Giving Compass' Take:

• EdSource profiles the Oakland Unified program, which has offered a variety of social services to unaccompanied immigrant minors since 2013.

• With the fallout from the family separation policy at the U.S. border, it's essential we find ways to assist children of immigrants who don't have a support system in place. How can Oakland Unified serve as a model elsewhere?

• Here's more on how donors can help when it comes to the family separation crisis.


One night three years ago, Milton kissed his mother gently on the head, careful not to wake her, and slipped out of their home in rural Guatemala where he had lived his whole life. As his parents and six younger siblings slept, he caught a bus north. His goal: reaching the United States. He was 14.

“If I told them, I knew they wouldn’t let me go,” said Milton, who’s now 17 and declined to give his last name because he still fears violence from home, both for himself and his family. “But it’s not safe there. They’re killing people where I come from. I knew the best way to help my family was to leave and get an education and a job so I could send them money.”

Traveling on foot, on busses and trains, often sleeping outside, Milton eventually found his way across the border and ended up in Oakland, where an aunt lives.
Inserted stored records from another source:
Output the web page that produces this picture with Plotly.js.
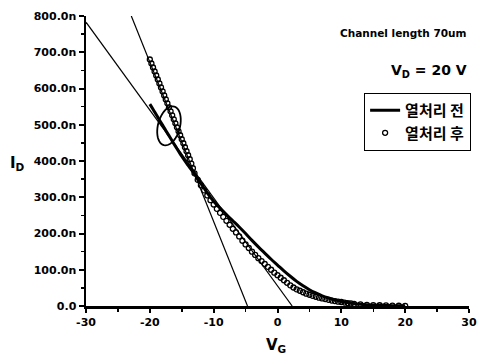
<!DOCTYPE html>
<html>
<head>
<meta charset="utf-8">
<script src="https://cdn.plot.ly/plotly-3.0.1.min.js"></script>
<style>html,body{margin:0;padding:0;background:#fff;}#chart{width:479px;height:361px;}</style>
</head>
<body>
<div id="chart"></div>
<script>
// Gate voltage V_G (V) and drain current I_D (nA)
var beforeVG = [-20,-19.5,-19,-18.5,-18,-17.5,-17,-16.5,-16,-15.5,-15,-14.5,-14,-13.5,-13,-12.5,-12,-11.5,-11,-10.5,-10,-9,-8,-7,-6,-5,-4,-3,-2,-1,0,1,2,3,4,5,6,7,8,9,10,11,12,13,14,15,16,17,18,19,20];
var beforeID = [557,543,528,513,499,484,470,455,441,427,413,400,388,376,364,351,338,325,312,300,289,270,252,235,218,200,181,163,146,129,113,97,82,68,56,45,36,28,22,17,13,9.5,7,5,3.5,2.5,2,1.5,1,0.7,0.5];

var afterVG = [-20,-19.75,-19.5,-19.25,-19,-18.75,-18.5,-18.25,-18,-17.75,-17.5,-17.25,-17,-16.75,-16.5,-16.25,-16,-15.75,-15.5,-15.25,-15,-14.75,-14.5,-14.25,-14,-13.75,-13.5,-13.25,-13,-12.5,-12,-11.5,-11,-10.5,-10,-9.5,-9,-8.5,-8,-7.5,-7,-6.5,-6,-5.5,-5,-4.5,-4,-3.5,-3,-2.5,-2,-1.5,-1,-0.5,0,0.5,1,1.5,2,2.5,3,3.5,4,4.5,5,5.5,6,6.5,7,7.5,8,8.5,9,9.5,10,10.5,11,11.5,12,13,14,15,16,17,18,19,20];
var afterID = [680,669,658,647,636,625,614,603,592,581,570,559,548,537,526,515,504,493,482,471,460,449,438,427,416,405,393,380,366,348,333,319,305,292,280,268,257,246,235,224,213,203,192,180,170,160,150,141,132,124,116,108,100,92,85,78,71,64,57,51,46,42,38,34,31,28,25.5,23,21,19,17,15,13.5,12,11,9.5,8,7,6,4.5,3.3,2.5,2,1.5,1,0.7,0.5];

// Two straight reference (tangent) lines
var tangentSteepVG = [-22.9, -4.7];
var tangentSteepID = [800, 0];
var tangentShallowVG = [-30, 2.3];
var tangentShallowID = [783, 0];

var yTickVals = [0,100,200,300,400,500,600,700,800];
var yTickText = ['0.0','100.0n','200.0n','300.0n','400.0n','500.0n','600.0n','700.0n','800.0n'];
var xTickVals = [-30,-20,-10,0,10,20,30];
var xTickText = ['-30','-20','-10','0','10','20','30'];

var legendBefore = '열처리 전';
var legendAfter = '열처리 후';

// ellipse highlight (center in data units, radii in px)
var ellCenter = [-17.0, 497];
var ellA = 20, ellB = 11, ellTilt = 15;
var pxPerV = 6.4, pxPerN = 0.3625;
function ellipsePath(){
  var th = ellTilt*Math.PI/180, s = '';
  var ux = Math.sin(th), uy = -Math.cos(th), vx = Math.cos(th), vy = Math.sin(th);
  for (var i=0;i<=48;i++){
    var t = i/48*2*Math.PI;
    var dx = ellA*Math.cos(t)*ux + ellB*Math.sin(t)*vx;
    var dy = ellA*Math.cos(t)*uy + ellB*Math.sin(t)*vy;
    var X = ellCenter[0] + dx/pxPerV, Y = ellCenter[1] - dy/pxPerN;
    s += (i===0?'M ':' L ') + X.toFixed(3) + ',' + Y.toFixed(2);
  }
  return s + ' Z';
}

var bold = {family:'DejaVu Sans', size:11, color:'#000', weight:'bold'};

var traces = [
  {x: tangentShallowVG, y: tangentShallowID, mode:'lines', line:{color:'#000', width:1.2}, showlegend:false, hoverinfo:'skip'},
  {x: tangentSteepVG, y: tangentSteepID, mode:'lines', line:{color:'#000', width:1.2}, showlegend:false, hoverinfo:'skip'},
  {x: beforeVG, y: beforeID, name: legendBefore, mode:'lines', line:{color:'#000', width:3, shape:'spline'}},
  {x: afterVG, y: afterID, name: legendAfter, mode:'markers', marker:{symbol:'circle-open', size:5, color:'#000', line:{width:1.3, color:'#000'}}}
];

var layout = {
  width:479, height:361,
  margin:{l:86, r:8, t:16, b:55},
  paper_bgcolor:'#fff', plot_bgcolor:'#fff',
  showlegend:true,
  legend:{x:1.005, xanchor:'right', y:0.735, yanchor:'top', bordercolor:'#000', borderwidth:1.2, bgcolor:'#fff',
          font:{family:'Noto Sans CJK KR', size:15, color:'#000', weight:'bold'}, tracegroupgap:0, itemwidth:30},
  xaxis:{range:[-30,30], tickmode:'array', tickvals:xTickVals, ticktext:xTickText, showgrid:false, zeroline:false,
         showline:true, linecolor:'#000', linewidth:2.5, ticks:'outside', ticklen:4, tickwidth:2, tickcolor:'#000',
         tickfont:bold, minor:{tickmode:'linear', tick0:-25, dtick:10, ticks:'outside', ticklen:3, tickwidth:1.5, tickcolor:'#000'}},
  yaxis:{range:[0,800], tickmode:'array', tickvals:yTickVals, ticktext:yTickText, showgrid:false, zeroline:false,
         showline:true, linecolor:'#000', linewidth:2.5, ticks:'outside', ticklen:5, tickwidth:2, tickcolor:'#000',
         tickfont:bold, minor:{tickmode:'linear', tick0:50, dtick:100, ticks:'outside', ticklen:3, tickwidth:1.5, tickcolor:'#000'}},
  shapes:[{type:'path', xref:'x', yref:'y', path: ellipsePath(), line:{color:'#000', width:1.8}}],
  annotations:[
    {xref:'paper', yref:'paper', x:1.0, y:0.941, xanchor:'right', yanchor:'middle', showarrow:false,
     text:'Channel length 70um', font:{family:'DejaVu Sans', size:10.5, color:'#000', weight:'bold'}},
    {xref:'paper', yref:'paper', x:1.0, y:0.81, xanchor:'right', yanchor:'middle', showarrow:false,
     text:'V<sub>D</sub> = 20 V', font:{family:'DejaVu Sans', size:14, color:'#000', weight:'bold'}},
    {xref:'paper', yref:'paper', x:-0.18, y:0.49, xanchor:'center', yanchor:'middle', showarrow:false,
     text:'I<sub>D</sub>', font:{family:'DejaVu Sans', size:15, color:'#000', weight:'bold'}},
    {xref:'paper', yref:'paper', x:0.495, y:-0.135, xanchor:'center', yanchor:'middle', showarrow:false,
     text:'V<sub>G</sub>', font:{family:'DejaVu Sans', size:15, color:'#000', weight:'bold'}}
  ]
};

Plotly.newPlot('chart', traces, layout, {displayModeBar:false, staticPlot:true});
</script>
</body>
</html>
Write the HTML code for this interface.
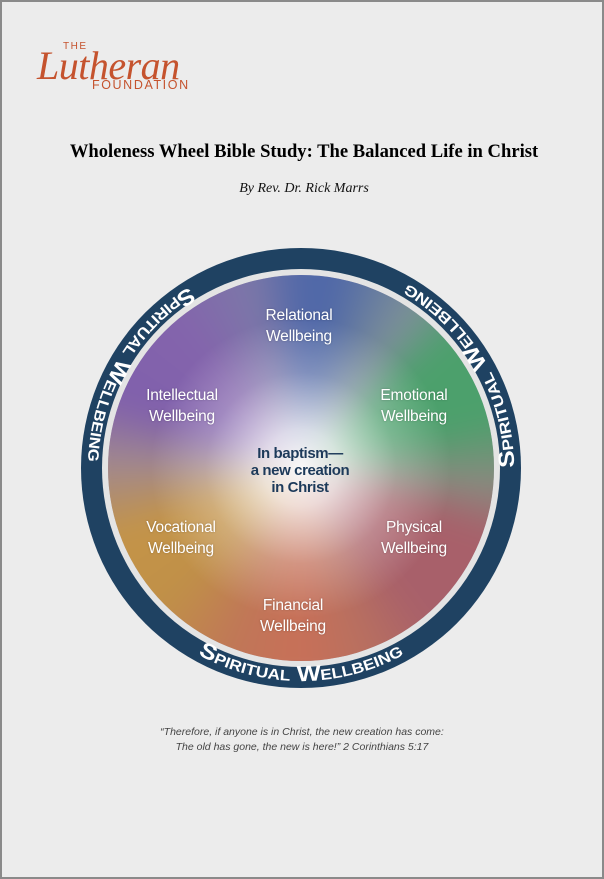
<!DOCTYPE html>
<html><head><meta charset="utf-8"><style>
html,body{margin:0;padding:0}
body{width:604px;height:879px;background:#ececec;position:relative;overflow:hidden;font-family:"Liberation Sans",sans-serif}
.frame{position:absolute;left:0;top:0;width:600px;height:875px;border:2px solid #8a8a8a}
.t{position:absolute;white-space:nowrap}
.disc{position:absolute;left:108px;top:275px;width:386px;height:386px;border-radius:50%;overflow:hidden;background:#b0a8b8}
.cg{position:absolute;left:-30px;top:-30px;width:446px;height:446px;
background:conic-gradient(from 0deg,#5068a8 0deg,#5068a8 10deg,#7e9098 35deg,#4ca06c 50deg,#4ca06c 75deg,#8a8a80 95deg,#a8606a 110deg,#a8606a 140deg,#b87060 160deg,#c87058 180deg,#c07658 200deg,#c09048 225deg,#c49448 250deg,#a08890 272deg,#8060ac 290deg,#8464ac 320deg,#7c78a8 345deg,#5068a8 360deg);
filter:blur(14px)}
.rg{position:absolute;left:0;top:0;width:386px;height:386px;
background:radial-gradient(circle at 50% 50%,rgba(255,255,255,.95) 0,rgba(255,255,255,.75) 14%,rgba(255,255,255,.25) 35%,rgba(255,255,255,0) 55%)}
.lab{position:absolute;color:#fff;font-size:15.5px;line-height:21px;text-align:center;width:140px;letter-spacing:-0.2px;text-shadow:0 0 2px rgba(0,0,0,.25)}
</style></head><body>
<div class="frame"></div>
<div class="t" style="left:63px;top:41px;font-size:10px;letter-spacing:1.5px;color:#c5532e">THE</div>
<div class="t" style="left:37px;top:42px;font-family:'Liberation Serif',serif;font-style:italic;font-size:40px;color:#c5532e;letter-spacing:-0.5px">Lutheran</div>
<div class="t" style="left:92px;top:78px;font-size:12.5px;letter-spacing:1.6px;color:#c5532e">FOUNDATION</div>
<div class="t" style="left:0;width:608px;text-align:center;top:141px;font-family:'Liberation Serif',serif;font-weight:bold;font-size:18.6px;color:#000">Wholeness Wheel Bible Study: The Balanced Life in Christ</div>
<div class="t" style="left:0;width:608px;text-align:center;top:181px;font-family:'Liberation Serif',serif;font-style:italic;font-size:14px;color:#111">By Rev. Dr. Rick Marrs</div>

<svg style="position:absolute;left:0;top:0" width="604" height="879">
<circle cx="301" cy="468" r="220" fill="#1f4262"/>
<circle cx="301" cy="468" r="199" fill="#e4e4e4"/>
</svg>
<div class="disc"><div class="cg"></div><div class="rg"></div></div>
<svg style="position:absolute;left:0;top:0" width="604" height="879">
<defs><path id="ring" d="M194.5,652.5 A213,213 0 1,0 407.5,283.5 A213,213 0 1,0 194.5,652.5"/></defs>
<g fill="#fff" font-family="Liberation Sans,sans-serif" font-weight="bold" font-size="22" style="font-variant:small-caps" text-anchor="middle">
<text><textPath href="#ring" startOffset="8.33%" textLength="215" lengthAdjust="spacingAndGlyphs">Spiritual Wellbeing</textPath></text>
<text><textPath href="#ring" startOffset="41.67%" textLength="222" lengthAdjust="spacingAndGlyphs">Spiritual Wellbeing</textPath></text>
<text><textPath href="#ring" startOffset="75%" textLength="210" lengthAdjust="spacingAndGlyphs">Spiritual Wellbeing</textPath></text>
</g>
</svg>
<div class="lab" style="left:229px;top:305px">Relational<br>Wellbeing</div>
<div class="lab" style="left:344px;top:385px">Emotional<br>Wellbeing</div>
<div class="lab" style="left:112px;top:385px">Intellectual<br>Wellbeing</div>
<div class="lab" style="left:111px;top:517px">Vocational<br>Wellbeing</div>
<div class="lab" style="left:344px;top:517px">Physical<br>Wellbeing</div>
<div class="lab" style="left:223px;top:595px">Financial<br>Wellbeing</div>
<div class="lab" style="left:220px;top:445px;width:160px;color:#1d3a5a;text-shadow:none;line-height:17px;font-size:15px;font-weight:bold;letter-spacing:-0.4px">In baptism—<br>a new creation<br>in Christ</div>
<div class="t" style="left:0;width:604px;text-align:center;top:725px;font-size:10.5px;line-height:15px;font-style:italic;color:#444">“Therefore, if anyone is in Christ, the new creation has come:<br>The old has gone, the new is here!” 2 Corinthians 5:17</div>
</body></html>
As national attention focuses on immigrant children separated from their parents at the border, Alameda County, where Oakland is situated, has been absorbing unaccompanied immigrant children for years — and in fact has the second-highest number of unaccompanied minors in California, behind Los Angeles County. They’re drawn to Oakland and the East Bay mostly through family ties — networks of relatives who can help ease the transition to a new country and refugee groups that place them with foster families. Even under the Trump administration’s “zero tolerance” policy, unaccompanied minors have continued to come to the United States.

Oakland Unified has embraced these students, offering a host of services to help them find housing and health care, academic tutoring, legal services, mental health counseling and other amenities. Since June 2013, when gang violence in Central America began to escalate, the district has enrolled more than 1,200 unaccompanied youth.